TetraTech of Denver, Colorado provided the heap pad design while Ausenco Ltd. of Brisbane, Australia provided the process design and procurement assistance for the equipment and supplies. The lining of the pregnant solution pond and the emergency overflow pond were completed during the summer of 2007. The lining of the pad with linear low-density polyethylene was divided into two phases. Phase 1 was completed in 2007 and 169,900 square metres of pad was lined, while 118,000 square metres of Phase 2 pad was completed in 2008. The project was mechanically and electrically completed in March 2008; however, solution application commenced in June 2008 once all preliminary permitting was completed.
The heap leach operated under a temporary permit until October 2008, which was extended by the Government of Mongolia for six months. In April 2009, heap leach operations were suspended with the expiry of the temporary permit. When the permanent permit for the heap leach operations has been received, heap leach operations will resume the processing of the existing heap leap stockpile.
On September 19, 2012, Boroo received regulatory approval for its mine plan for the heap leach facility and shortly thereafter resumed the leaching of the previously stocked ore with solution breakthrough and gold recovery commencing in mid-October. Crushing and stacking operations recommenced in October 2012, and were completed in the fourth quarter of 2013. During 2014 primary leaching continued until August, when secondary leaching commenced.
All remaining ore from the Boroo project and Gatsuurt project (when commissioned) is expected to be processed at the Boroo processing facilities. Modifications are also planned for the Boroo mill to enable concentrate flotation and bio-oxidation circuits for processing refractory ores.

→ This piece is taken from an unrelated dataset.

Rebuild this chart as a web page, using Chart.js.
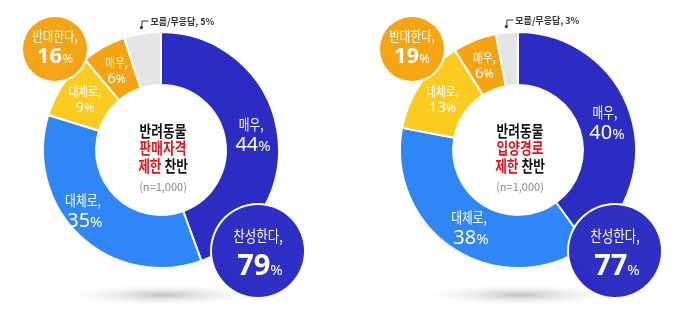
<!DOCTYPE html>
<html>
<head>
<meta charset="utf-8">
<script src="https://cdn.jsdelivr.net/npm/chart.js@4"></script>
<style>
body{margin:0;background:#fff;}
.wrap{display:flex;width:680px;height:332px;}
canvas{display:block;}
</style>
</head>
<body>
<div class="wrap">
<canvas id="left" width="340" height="332"></canvas>
<canvas id="right" width="340" height="332"></canvas>
</div>
<script>
var labels = ['매우', '대체로', '대체로', '매우', '모름/무응답'];
var salesLimit = [44, 35, 9, 6, 5];
var adoptLimit = [40, 38, 13, 6, 3];
var agreeTotal = [79, 77];
var disagreeTotal = [16, 19];
var topics = ['판매자격', '입양경로'];
var colors = ['#2b2cc2', '#2f86f6', '#fbcb1f', '#f6a312', '#e5e5e5'];
var FONT = '"Noto Sans CJK KR", "Noto Sans", sans-serif';
var NUM = '"Noto Sans", "Noto Sans CJK KR", sans-serif';
var HANGUL_SX = 0.78; // hangul is drawn slightly condensed

// runs: [text, font, horizontal scale, colour], centred on x
function drawRuns(ctx, runs, x, y) {
    var widths = runs.map(function(r) {
        ctx.font = r[1];
        return ctx.measureText(r[0]).width * (r[2] || 1);
    });
    var total = widths.reduce(function(a, b) { return a + b; }, 0);
    var sx = x - total / 2;
    ctx.textAlign = 'left';
    runs.forEach(function(r, i) {
        ctx.save();
        ctx.font = r[1];
        if (r[3]) ctx.fillStyle = r[3];
        ctx.translate(sx, y);
        ctx.scale(r[2] || 1, 1);
        ctx.fillText(r[0], 0, 0);
        ctx.restore();
        sx += widths[i];
    });
}

function bubble(ctx, x, y, r, color, title, value, big) {
    ctx.save();
    ctx.beginPath();
    ctx.arc(x, y, r, 0, Math.PI * 2);
    ctx.fillStyle = '#fff';
    ctx.fill();
    ctx.beginPath();
    ctx.arc(x, y, r - 2, 0, Math.PI * 2);
    ctx.fillStyle = color;
    ctx.fill();
    // faint diagonal stripes
    ctx.clip();
    ctx.strokeStyle = 'rgba(255,255,255,0.06)';
    ctx.lineWidth = 1;
    for (var i = -2 * r; i < 2 * r; i += 4) {
        ctx.beginPath();
        ctx.moveTo(x + i, y - r);
        ctx.lineTo(x + i + 2 * r, y + r);
        ctx.stroke();
    }
    ctx.restore();
    ctx.save();
    ctx.fillStyle = '#fff';
    ctx.textBaseline = 'alphabetic';
    if (big) {
        drawRuns(ctx, [[title + ',', '16px ' + FONT, HANGUL_SX]], x, y - 9);
        drawRuns(ctx, [[String(value), 'bold 29px ' + NUM], ['%', '15px ' + NUM]], x + 2, y + 24);
    } else {
        drawRuns(ctx, [[title + ',', '14px ' + FONT, 0.82]], x, y - 8);
        drawRuns(ctx, [[String(value), 'bold 22px ' + NUM], ['%', '13px ' + NUM]], x, y + 14);
    }
    ctx.restore();
}

var donutPlugin = {
    id: 'donutText',
    beforeDatasetsDraw: function(chart) {
        var ctx = chart.ctx;
        var arc = chart.getDatasetMeta(0).data[0];
        var cx = arc.x + 2, cy = arc.y + 145;
        ctx.save();
        ctx.translate(cx, cy);
        ctx.scale(1, 0.11);
        var g = ctx.createRadialGradient(0, 0, 0, 0, 0, 95);
        g.addColorStop(0, 'rgba(170,170,170,0.75)');
        g.addColorStop(0.5, 'rgba(200,200,200,0.35)');
        g.addColorStop(1, 'rgba(230,230,230,0)');
        ctx.fillStyle = g;
        ctx.beginPath();
        ctx.arc(0, 0, 95, 0, Math.PI * 2);
        ctx.fill();
        ctx.restore();
    },
    afterDatasetsDraw: function(chart, args, opts) {
        var ctx = chart.ctx;
        var meta = chart.getDatasetMeta(0);
        var values = chart.data.datasets[0].data;
        var p0 = meta.data[0];
        var cx = p0.x, cy = p0.y;

        // segment labels
        ctx.save();
        ctx.fillStyle = '#fff';
        ctx.textBaseline = 'alphabetic';
        for (var k = 0; k < 4; k++) {
            var p = meta.data[k].getProps(['x', 'y', 'startAngle', 'endAngle', 'innerRadius', 'outerRadius'], true);
            var mid = (p.startAngle + p.endAngle) / 2;
            var r = (p.innerRadius + p.outerRadius) / 2;
            var shift = (opts.shift && opts.shift[k]) || [0, 0];
            var x = p.x + Math.cos(mid) * r + shift[0];
            var y = p.y + Math.sin(mid) * r + shift[1];
            if (values[k] >= 20) {
                drawRuns(ctx, [[labels[k] + ',', '15px ' + FONT, HANGUL_SX]], x, y - 4);
                drawRuns(ctx, [[String(values[k]), '20px ' + NUM], ['%', '15px ' + NUM]], x + 2, y + 17);
            } else {
                drawRuns(ctx, [[labels[k] + ',', '13px ' + FONT, 0.82]], x, y - 3);
                drawRuns(ctx, [[String(values[k]), '15px ' + NUM], ['%', '12px ' + NUM]], x, y + 13);
            }
        }
        ctx.restore();

        // small leader label for the grey slice
        var g = meta.data[4].getProps(['startAngle', 'endAngle', 'outerRadius'], true);
        var ga = (g.startAngle + g.endAngle) / 2;
        var dx = cx + Math.cos(ga) * (g.outerRadius + 6);
        var dy = cy + Math.sin(ga) * (g.outerRadius + 6);
        ctx.save();
        ctx.fillStyle = '#333';
        ctx.strokeStyle = '#333';
        ctx.lineWidth = 1;
        ctx.beginPath();
        ctx.arc(dx, dy, 1.6, 0, Math.PI * 2);
        ctx.fill();
        ctx.beginPath();
        ctx.moveTo(dx + 0.5, dy);
        ctx.lineTo(dx + 0.5, dy - 6.5);
        ctx.lineTo(dx + 7, dy - 6.5);
        ctx.stroke();
        ctx.font = 'bold 9px ' + FONT;
        ctx.textAlign = 'left';
        ctx.textBaseline = 'middle';
        ctx.fillText(labels[4] + ', ' + values[4] + '%', dx + 9, dy - 6);
        ctx.restore();

        // summary bubbles
        bubble(ctx, cx - 106, cy - 101, 34, colors[3], '반대한다', disagreeTotal[opts.idx], false);
        bubble(ctx, cx + 97, cy + 101, 48, colors[0], '찬성한다', agreeTotal[opts.idx], true);

        // centre title
        ctx.save();
        ctx.textBaseline = 'alphabetic';
        var tx = cx + 2;
        var tf = 'bold 15.5px ' + FONT;
        var tsx = 0.82;
        drawRuns(ctx, [['반려동물', tf, tsx, '#111']], tx, cy - 13.5);
        drawRuns(ctx, [[topics[opts.idx], tf, tsx, '#e3141b']], tx, cy + 4);
        drawRuns(ctx, [['제한', tf, tsx, '#e3141b'], [' 찬반', tf, tsx, '#111']], tx, cy + 21.5);
        drawRuns(ctx, [['(n=1,000)', '11px ' + FONT, 1, '#8a8a8a']], tx, cy + 40.5);
        ctx.restore();
    }
};

function makeChart(id, values, idx, padding, shift) {
    return new Chart(document.getElementById(id).getContext('2d'), {
        type: 'doughnut',
        data: {
            labels: labels,
            datasets: [{
                data: values,
                backgroundColor: colors,
                borderColor: '#fff',
                borderWidth: 2,
                hoverOffset: 0
            }]
        },
        options: {
            responsive: false,
            animation: false,
            events: [],
            cutout: '55%',
            layout: { padding: padding },
            plugins: {
                legend: { display: false },
                tooltip: { enabled: false },
                donutText: { idx: idx, shift: shift }
            }
        },
        plugins: [donutPlugin]
    });
}

makeChart('left', salesLimit, 0, { left: 42, right: 60, top: 31, bottom: 63 }, { 1: [-15, -6] });
makeChart('right', adoptLimit, 1, { left: 59, right: 43, top: 31, bottom: 63 }, {});
</script>
</body>
</html>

For the remainder of Boroo’s mine life, gold production is expected to come from three sources:
- processing of the stockpiled oxide and transitional ores, the majority of which is low grade ore that was originally intended for the heap leach;
- heap leach processing provided the permanent permits are received; and
- processing of the refractory sulfide ore reserve whether through a bio-oxidation facility, in the event that the Gatsuurt project is commissioned, or through the existing CIP processing facility, in the event that Gatsuurt is not commissioned.